Credit Crunch Casualties

I’m back from vacation and here to report that I and my team have experienced our first "casualty" as a result of tightening lending standards.  The bad news is that the buyer who has decided not to sign the contract for one of our exclusive properties has backed out because her interest rate is going to be more than a point higher than she originally anticipated.  It seems that her retired status and lack of income is negatively impacting her financial picture despite her asset rich portfolio.  The good news is that another qualified buyer was waiting in the wings to snap up the property.  The key word here is "qualified" as that definition has changed dramatically over the past 30 days. Many who were considered qualified buyers just one month ago are finding that their monthly payments at current interest rates are making ownership less attainable.

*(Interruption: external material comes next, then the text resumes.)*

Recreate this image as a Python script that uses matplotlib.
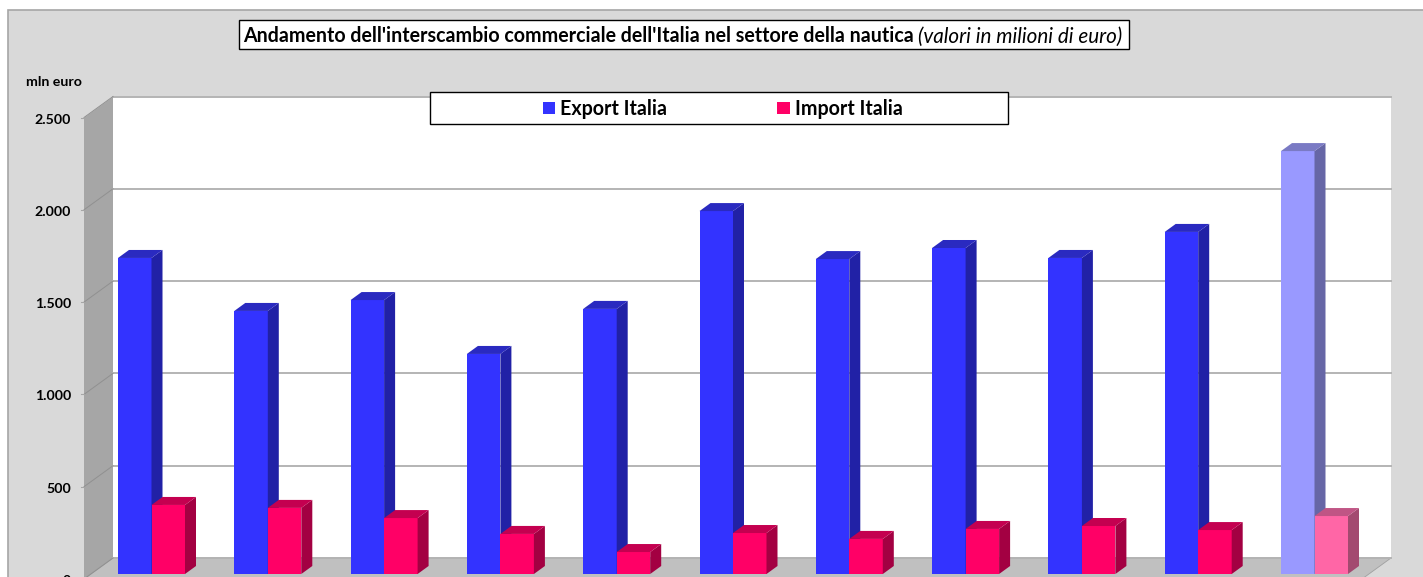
import matplotlib
matplotlib.use("Agg")
import matplotlib.pyplot as plt
from matplotlib.patches import Polygon, Rectangle

plt.rcParams['font.family'] = ['Lato', 'DejaVu Sans']

export_vals = [1712, 1425, 1484, 1192, 1436, 1966, 1706, 1766, 1712, 1853, 2291]
import_vals = [374, 358, 303, 217, 119, 222, 190, 244, 260, 238, 314]
tick_vals = [0, 500, 1000, 1500, 2000, 2500]
tick_labels = ['0', '500', '1.000', '1.500', '2.000', '2.500']

W, H = 1423, 577
# scale: bars start 116.3 px apart, 500 euro = 92.3 px
PX_X = 116.3
PX_Y = 92.3 / 500
X0 = 118
Y0 = 574

fig = plt.figure(figsize=(W / 100, H / 100), dpi=100, facecolor='white')
ax = fig.add_axes([0, 0, 1, 1])
ax.set_xlim(-X0 / PX_X, (W - X0) / PX_X)
ax.set_ylim(-(H - Y0) / PX_Y, Y0 / PX_Y)
ax.axis('off')

def dx(p):
    return p / PX_X

def dy(p):
    return p / PX_Y

def px(xp, yp):
    # pixel position in the reference -> data coordinates
    return (xp - X0) / PX_X, (Y0 - yp) / PX_Y

def poly(pts, fc, ec='none', lw=0, z=1):
    ax.add_patch(Polygon([px(*p) for p in pts], closed=True, fc=fc, ec=ec, lw=lw, zorder=z))

def bar3d(x, w, v, face, side, top, z):
    d1, d2 = dx(11), dy(8)
    ax.add_patch(Rectangle((x, 0), w, v, fc=face, ec='none', zorder=z))
    ax.add_patch(Polygon([(x + w, 0), (x + w + d1, d2), (x + w + d1, v + d2), (x + w, v)],
                         fc=side, ec='none', zorder=z))
    ax.add_patch(Polygon([(x, v), (x + d1, v + d2), (x + w + d1, v + d2), (x + w, v)],
                         fc=top, ec='none', zorder=z))

# chart area, right and bottom edges fall outside the picture
poly([(8, 10), (W + 5, 10), (W + 5, H + 5), (8, H + 5)], '#d9d9d9', ec='#a6a6a6', lw=1.2, z=0)

# walls and floor
poly([(113, 97), (1391, 97), (1391, 558), (113, 558)], 'white', z=1)
poly([(84, 118), (113, 97), (113, 558), (84, 579)], '#a6a6a6', z=1)
poly([(84, 579), (113, 558), (1391, 558), (1362, 579)], '#c0c0c0', ec='#a0a0a0', lw=0.6, z=1)

# gridlines, ticks and labels
for v, lab in zip(tick_vals, tick_labels):
    yb = 558 - v * PX_Y
    yf = 579 - v * PX_Y
    ax.plot(*zip(px(113, yb), px(1391, yb)), color='#b4b4b4', lw=1.4, zorder=2)
    ax.plot(*zip(px(84, yf), px(113, yb)), color='#909090', lw=0.7, zorder=2)
    ax.plot(*zip(px(81, yf), px(84, yf)), color='#a6a6a6', lw=0.8, zorder=2)
    tx, ty = px(71, yf + 2)
    ax.text(tx, ty, lab, ha='right', va='center', fontsize=10.2, fontweight='bold', color='black', zorder=5)

tx, ty = px(26, 82)
ax.text(tx, ty, 'mln euro', ha='left', va='center', fontsize=10.2, fontweight='bold', zorder=5)

# bars, last year in lighter colours
bw = 33.5 / PX_X
for i in range(len(export_vals)):
    last = i == len(export_vals) - 1
    if last:
        c_e = ('#9999ff', '#6666a6', '#7a7ac4')
        c_i = ('#ff66a6', '#a34a70', '#c05585')
    else:
        c_e = ('#3333ff', '#2121a6', '#2a2ac0')
        c_i = ('#ff0066', '#a30042', '#c40050')
    bar3d(i, bw, export_vals[i], *c_e, z=3 + i * 0.01)
    bar3d(i + bw, bw, import_vals[i], *c_i, z=3.005 + i * 0.01)

# title box
poly([(239, 20), (1129, 20), (1129, 49), (239, 49)], 'white', ec='black', lw=1.0, z=6)
tx, ty = px(243, 36.5)
t1 = ax.text(tx, ty, "Andamento dell'interscambio commerciale dell'Italia nel settore della nautica",
             ha='left', va='center', fontsize=14.15, fontweight='bold', zorder=7)
fig.canvas.draw()
bb = t1.get_window_extent()
tx2 = ax.transData.inverted().transform((bb.x1 + 4, 0))[0]
ax.text(tx2, ty, '(valori in milioni di euro)', ha='left', va='center', fontsize=14.85,
        fontstyle='italic', zorder=7)

# legend box
poly([(430, 92), (1008, 92), (1008, 124), (430, 124)], 'white', ec='black', lw=1.0, z=6)
poly([(543, 102), (555, 102), (555, 114), (543, 114)], '#3333ff', z=7)
poly([(777, 102), (790, 102), (790, 114), (777, 114)], '#ff0066', z=7)
tx, ty = px(560, 109)
ax.text(tx, ty, 'Export Italia', ha='left', va='center', fontsize=14.1, fontweight='bold', zorder=7)
tx, ty = px(795, 109)
ax.text(tx, ty, 'Import Italia', ha='left', va='center', fontsize=14.1, fontweight='bold', zorder=7)

fig.savefig('out.png', dpi=100, facecolor='white')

So what are these people to do?  Rent?  With rental vacancy rates in the city reported to be less than 1%, that isn’t necessarily the answer.  Are these "marginal" borrowers going to be forced to leave the city?  For many who don’t the option to stay where they are, I think that will be the unfortunate reality.  I have always maintained that Manhattan is moving toward being an exclusive island for the wealthy and as the wealthy are being less affected by tightening lending standards and high rents, the trend towards an ultra-lux Manhattan continues.

Having said that, let’s not count out the middle class just yet.  The largest percentage of these buyers still qualify for mortgages at competitive interest rates.  Those "marginal" buyers who don’t will have to stay put or consider leaving the city.  Don’t feel too badly about those 2 options though.  It could be much worse.  Just ask those struggling right now to avoid foreclosure.